Los espacios de quienes se han ido (con independencia de que su regreso sea posible o no) se mantienen lo más cercanos en su distribución y aspecto a lo que eran mientras sus dueños los habitaban. Quienes siguen allí cuidan el lugar con celo, como guardias de un museo poseedor de piezas irremplazables. Los muebles posicionados de un cierto modo, los objetos colocados en un lugar, y no en otro, la cama hecha, la computadora eternamente apagada, son testigos de la espera. Como si al conservar igual el espacio se pretendiera llamar de vuelta al que se ha ido. Tu cuarto te espera. Está igual que todas las mañanas, cuando volvías del colegio. Hice la cama, que, como siempre, dejaste deshecha cuando te fuiste, seguro de llegar tarde. Apagué la computadora y barrí para despejar el suelo. Dejé tu ropa en el armario, planchada y lista para cuando vuelvas. Vas a volver más tarde de lo acostumbrado. Pero espero. Tu cuarto te espera. No tendría sentido si no fueras a volver. Pero lo tiene. Porque algún día vas a volver a abrir la cama, y desordenar la ropa, y dejar la computadora finalmente prendida, y yo voy a ser feliz. Mientras, guardo tu remera bajo la almohada, aquella que todavía conserva tu olor, para saber que mientras duermo, estás ahí.
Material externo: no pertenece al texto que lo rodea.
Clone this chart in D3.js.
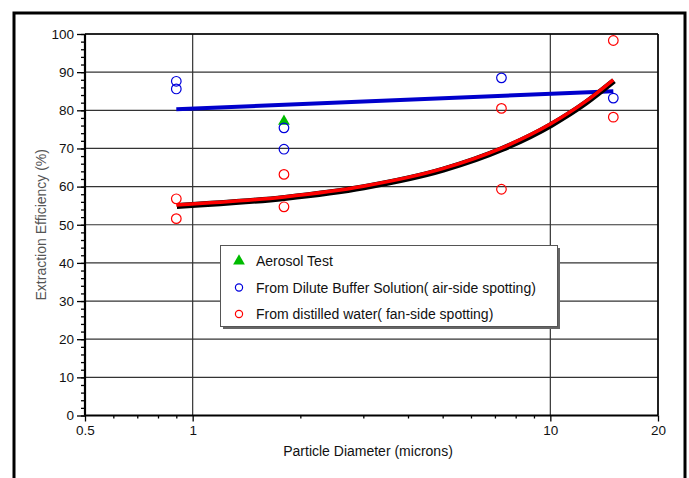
<!DOCTYPE html>
<html>
<head>
<meta charset="utf-8">
<script src="https://cdn.jsdelivr.net/npm/d3@7"></script>
<style>
  body { margin: 0; background: #fff; }
  svg { display: block; font-family: "Liberation Sans", Arial, sans-serif; }
</style>
</head>
<body>
<svg id="chart" width="689" height="478"></svg>
<script>
// measured values (particle diameter in microns, efficiency in %)
const aerosolX = [1.8];
const aerosolY = [77.1];

const bufferX = [0.9, 0.9, 1.8, 1.8, 7.3, 15];
const bufferY = [87.6, 85.6, 75.4, 69.8, 88.5, 83.2];

const waterX = [0.9, 0.9, 1.8, 1.8, 7.3, 7.3, 15, 15];
const waterY = [56.8, 51.6, 63.2, 54.7, 80.5, 59.3, 98.3, 78.2];

// fitted curves
const bufferFitX = [0.9, 15];
const bufferFitY = [80.3, 85.0];
const waterFitX = [0.9, 1.8, 3, 5, 7.3, 10, 12.5, 15];
const waterFitY = [55.2, 57.3, 60.1, 64.7, 70.1, 76.4, 82.2, 88.0];

const xTickValues = [0.5, 1, 10, 20];
const xMinorTicks = [0.6, 0.7, 0.8, 0.9, 2, 3, 4, 5, 6, 7, 8, 9];
const yTickValues = d3.range(0, 101, 10);
const yMinorTicks = d3.range(0, 101, 2);

const legendLabels = [
    "Aerosol Test",
    "From Dilute Buffer Solution( air-side spotting)",
    "From distilled water( fan-side spotting)"
];

const margin = {left: 85, top: 34, right: 658, bottom: 415.5};

const svg = d3.select('#chart');

// outer frame
svg.append('rect')
    .attr('x', 14).attr('y', 13)
    .attr('width', 671).attr('height', 480)
    .attr('fill', 'none')
    .attr('stroke', '#000')
    .attr('stroke-width', 3);

const x = d3.scaleLog().domain([0.5, 20]).range([margin.left, margin.right]);
const y = d3.scaleLinear().domain([0, 100]).range([margin.bottom, margin.top]);

// gridlines
const grid = svg.append('g');
grid.selectAll('.hgrid')
    .data(yTickValues.filter(d => d > 0))
    .enter().append('line')
    .attr('x1', margin.left).attr('x2', margin.right)
    .attr('y1', d => y(d)).attr('y2', d => y(d))
    .attr('stroke', '#333').attr('stroke-width', 1.2);
grid.selectAll('.vgrid')
    .data([1, 10, 20])
    .enter().append('line')
    .attr('x1', d => x(d)).attr('x2', d => x(d))
    .attr('y1', margin.top).attr('y2', margin.bottom)
    .attr('stroke', '#333').attr('stroke-width', 1.2);

// y axis
const yAxis = svg.append('g')
    .attr('transform', `translate(${margin.left},0)`)
    .call(d3.axisLeft(y).tickValues(yTickValues).tickSize(8).tickPadding(3));
svg.append('g')
    .attr('transform', `translate(${margin.left},0)`)
    .call(d3.axisLeft(y).tickValues(yMinorTicks).tickSize(4).tickFormat(''))
    .call(g => g.select('.domain').remove());

// x axis
const xAxis = svg.append('g')
    .attr('transform', `translate(0,${margin.bottom})`)
    .call(d3.axisBottom(x).tickValues(xTickValues).tickFormat(d3.format('')).tickSize(6).tickPadding(4));
svg.append('g')
    .attr('transform', `translate(0,${margin.bottom})`)
    .call(d3.axisBottom(x).tickValues(xMinorTicks).tickSize(3).tickFormat(''))
    .call(g => g.select('.domain').remove());

svg.selectAll('.tick text')
    .attr('font-size', 13.5)
    .attr('fill', '#111')
    .style('font-family', '"Liberation Sans", Arial, sans-serif');
svg.selectAll('.tick line').attr('stroke', '#000').attr('stroke-width', 1.3);
yAxis.select('.domain').attr('d', `M0,${margin.bottom}V${margin.top}`).attr('stroke-width', 2.2);
xAxis.select('.domain').attr('d', `M${margin.left},0H${margin.right}`).attr('stroke-width', 2.2);

// top and right edges of the plot box
svg.append('line')
    .attr('x1', margin.left).attr('x2', margin.right)
    .attr('y1', margin.top).attr('y2', margin.top)
    .attr('stroke', '#000').attr('stroke-width', 1.5);
svg.append('line')
    .attr('x1', margin.right).attr('x2', margin.right)
    .attr('y1', margin.top).attr('y2', margin.bottom)
    .attr('stroke', '#000').attr('stroke-width', 1.5);

// axis titles
svg.append('text')
    .attr('x', 368).attr('y', 456)
    .attr('text-anchor', 'middle')
    .attr('font-size', 14)
    .attr('fill', '#111')
    .text('Particle Diameter (microns)');
svg.append('text')
    .attr('transform', `translate(46,${(margin.top + margin.bottom) / 2}) rotate(-90)`)
    .attr('text-anchor', 'middle')
    .attr('font-size', 14)
    .attr('fill', '#555')
    .text('Extraction Efficiency (%)');

// fit lines
const line = d3.line()
    .x(d => x(d[0]))
    .y(d => y(d[1]));

const bufferFit = d3.zip(bufferFitX, bufferFitY);
const waterFit = d3.zip(waterFitX, waterFitY);

svg.append('path')
    .datum(bufferFit)
    .attr('d', line)
    .attr('fill', 'none')
    .attr('stroke', '#0000cc')
    .attr('stroke-width', 4);

const curved = line.curve(d3.curveMonotoneX);
svg.append('path')
    .datum(waterFit)
    .attr('d', curved)
    .attr('transform', 'translate(0.6,1)')
    .attr('fill', 'none')
    .attr('stroke', '#000')
    .attr('stroke-width', 6);
svg.append('path')
    .datum(waterFit)
    .attr('d', curved)
    .attr('fill', 'none')
    .attr('stroke', '#ff0000')
    .attr('stroke-width', 3.5);

// scatter points
svg.append('g').selectAll('circle')
    .data(d3.zip(waterX, waterY))
    .enter().append('circle')
    .attr('cx', d => x(d[0])).attr('cy', d => y(d[1]))
    .attr('r', 4.8)
    .attr('fill', 'none')
    .attr('stroke', '#ff0000')
    .attr('stroke-width', 1.2);

const tri = d3.symbol().type(d3.symbolTriangle).size(60);
svg.append('g').selectAll('path')
    .data(d3.zip(aerosolX, aerosolY))
    .enter().append('path')
    .attr('d', tri)
    .attr('transform', d => `translate(${x(d[0])},${y(d[1])})`)
    .attr('fill', '#00bb00');

svg.append('g').selectAll('circle')
    .data(d3.zip(bufferX, bufferY))
    .enter().append('circle')
    .attr('cx', d => x(d[0])).attr('cy', d => y(d[1]))
    .attr('r', 4.8)
    .attr('fill', 'none')
    .attr('stroke', '#0000dd')
    .attr('stroke-width', 1.2);

// legend
const legend = svg.append('g');
legend.append('rect')
    .attr('x', 223).attr('y', 248)
    .attr('width', 337).attr('height', 81)
    .attr('fill', '#666');
legend.append('rect')
    .attr('x', 220.5).attr('y', 245.5)
    .attr('width', 337).attr('height', 81)
    .attr('fill', '#fff')
    .attr('stroke', '#555')
    .attr('stroke-width', 1);

const rowY = [261, 287.5, 314];
const legendSymbols = legend.selectAll('.entry')
    .data(legendLabels)
    .enter().append('g')
    .attr('transform', (d, i) => `translate(239,${rowY[i]})`);
legendSymbols.append('text')
    .attr('x', 17).attr('y', 5)
    .attr('font-size', 14)
    .attr('fill', '#111')
    .text(d => d);
legendSymbols.filter((d, i) => i === 0).append('path')
    .attr('d', d3.symbol().type(d3.symbolTriangle).size(60))
    .attr('fill', '#00bb00');
legendSymbols.filter((d, i) => i > 0).append('circle')
    .attr('r', 3.6)
    .attr('fill', 'none')
    .attr('stroke', (d, i) => i === 0 ? '#0000dd' : '#ff0000')
    .attr('stroke-width', 1.2);
</script>
</body>
</html>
No son fibras, no son telas ni texturas, no son plásticos ni metales preciosos, no son formas ni usos, son algo más. Son distintos, porque conservan algo que es difícil de explicar con palabras. Tienen un toque de piedra filosofal, de algo inmortal e intransferible. Guardan en su interior lo lejano, lo imposible, y lo vuelven cercano y palpable. Son, de algún modo, trocitos de magia.